One of the defining features of modern American life in The Americans is separation from and yearning for wild nature—and therefore yearning for a wild, unregulated self. “California Clouds,” also in the first section of the collection, paints a portrait of a man hemmed in by modern life, by coffee shops, by his own need for safety (itself a process induced by modernity). This poem exhibits a number of Roderick’s skillful craft techniques, both in form and narration and in sound and meaning. The poem is in tercets, which Roderick makes even more off-kilter by alternating indented lines every stanza, first the middle line indented, then the first and third lines. The poem is also addressed to a “you,” to allow it to create a particular, but still accessible character, pulling the audience into the point of view of the main character. In this small vignette, a barista tells the “you” of a coyote who lives above the town. The “you” imagines the coyote and its landscape:
to know how it happened, howling

above so much domestic life, inside it:
gravel and tasted bait. O grovel.
O flatbed lovers and kids climbing

hand over fist—they pencil in the slated
sky and kink the chains of time.
You never shunned safety… (11).

In order to achieve this concrete yet lofty imagining from this ordinary character’s point of view, Roderick exhibits close attention to sound and apostrophe, as well as the line and stanza break, extending verbs through radical enjambment (howling // above), exalting the wild, unexpected images of nature (O grovel), and emphasizing meaning through the movement of stresses, from the regulated “above so much domestic life,” to the stressed “gravel and tasted bait.”
A review of The Americans would be incomplete without touching on politics, which permeate this collection’s thoughts and nightmares. The book is continually haunted by the dual specters of American imperial war, and personal complicity. Beyond its explorations of the state of Americans in America, integral to but beyond the question of what it means to be an American, is the question that Roderick seems to ask in his tightly grouped poems “Terra Incognita,” “Pale Tornado,” and “In My Name,” which is: am I culpable for my government’s actions? Like any thoughtful work of art, The Americans does not offer a direct answer, but, without resorting to polemics, puzzles through several possibilities relationships between the individual identity and the political landscape. “In My Name,” a discursive lyric on the atomic bombings of Hiroshima and Nagasaki, the poet goes back to his father’s birth, which occurred during hundreds of thousands of deaths at American hands in Japan, and moves forward, with the speaker in bed, trying to sleep, thinking of drones:

…Here’s the price I pay
for sleeping: Reapers circling a far-off village,
my drones.

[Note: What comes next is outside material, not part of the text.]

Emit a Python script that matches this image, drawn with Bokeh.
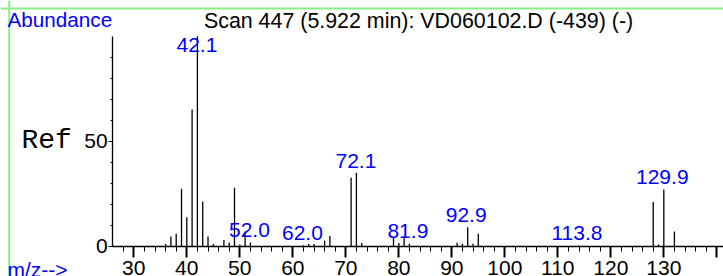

To eyes at a distance, a screen
lies always between a failure and a dream.
In other words, homo fabula: we’re part story,
part human, but only if our names are known,
and only if our names, when spoken aloud,
are pronounced correctly, with proper inflection,
as when a mother addresses her son (31).

Can we separate the American government’s actions from the American people’s dreams? Are we to feel guilt for the country’s history that creeps into our being, or resist the country that champions a system which asks us all to pay in our humanity for what our government exacts in blood? How can we as Americans take responsibility for the historical failings of America’s system of empire and capital, and move forward to realize something better? The Americans begs us to ask these questions, and floods our lives and dreams with nightmares of history so that we might begin to wake.